Inheriting the PyTorch DataLoader class for processing "per-worker" outputs

sohomb · June 22, 2022, 5:02pm

Can we inherit the DataLoader class? If so, are there any specific restrictions to it?
I know we can do so for the Dataset class, but I need to know specifically about the DataLoader.

Specifically I need to process the “per-worker” (DataLoader multiprocessing) return values from the dataset __get_item__ calls and return the processed output to my main program.
The only way I see it is to inherit the DataLoader module, modify the worker classes to include my desired changes.
Are there any other “cleaner” ways to do this rather than the above?
Also not sure if collate_fn could work here?

Would really appreciate the help!
Thanks…

ptrblck · June 24, 2022, 7:06am

I think a custom collate_fn should work as you would get all samples from the current batch loaded in this worker process and could then process it further if needed.

sohomb · June 24, 2022, 4:59pm

@ptrblck Thanks for the response…
So, I guess whatever custom code I include in collate_fn would work on the samples at a “batch” level.
Is there any alternative – if I wanted the processing to be done at a single “sample” level?
Or should I employ unpacking the batch and work on each of the samples?

ptrblck · June 24, 2022, 8:17pm

If you want to process each sample, you could perform these operation in the Dataset.__getitem__ method.

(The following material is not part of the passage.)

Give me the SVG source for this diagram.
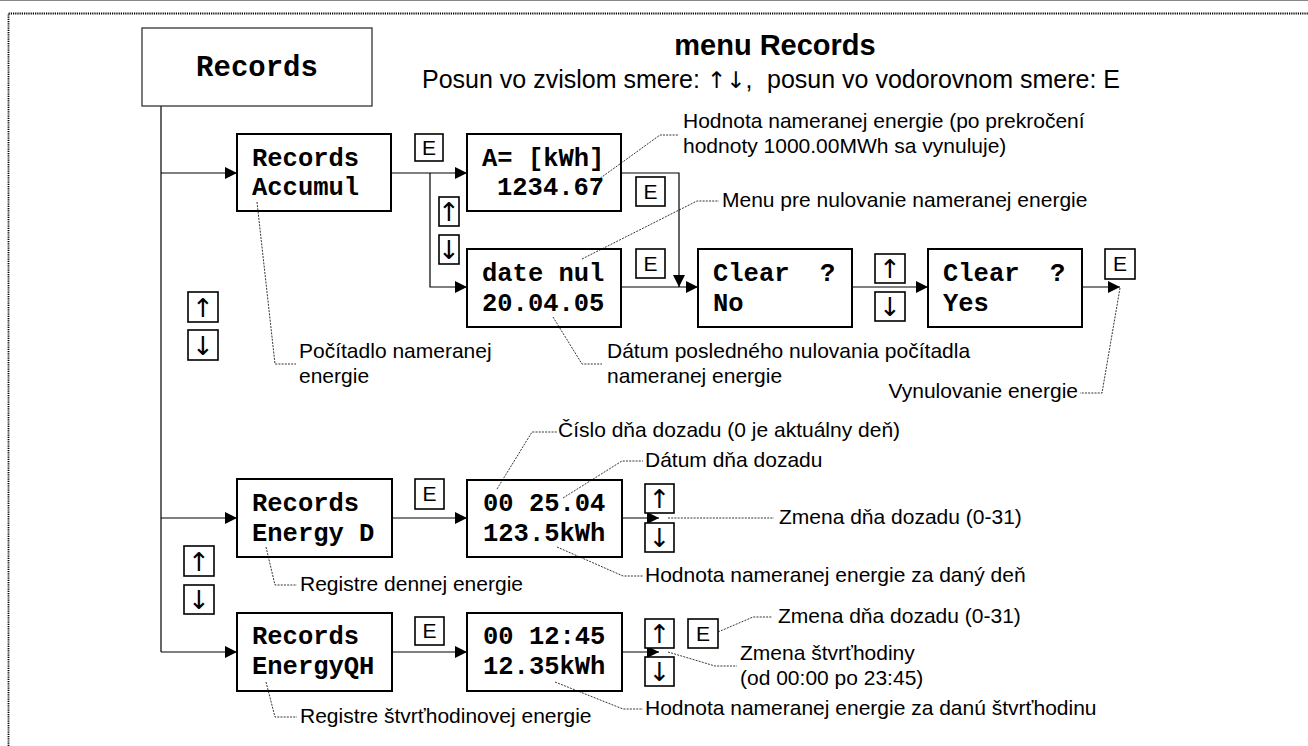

I’m unsure about the worker-specific processing idea, but in case you need to get the worker id you could use:

worker_info = torch.utils.data.get_worker_info()
if worker_info is not None:
    worker_id = worker_info.id

inside the __getitem__.

sohomb · June 28, 2022, 3:55pm

Thanks for your help…!
I was able to work it out with a combination of namedtuple returns from the __get_item__ calls with the specific worker_id calls (as mentioned above) and a custom collate_fn implementation.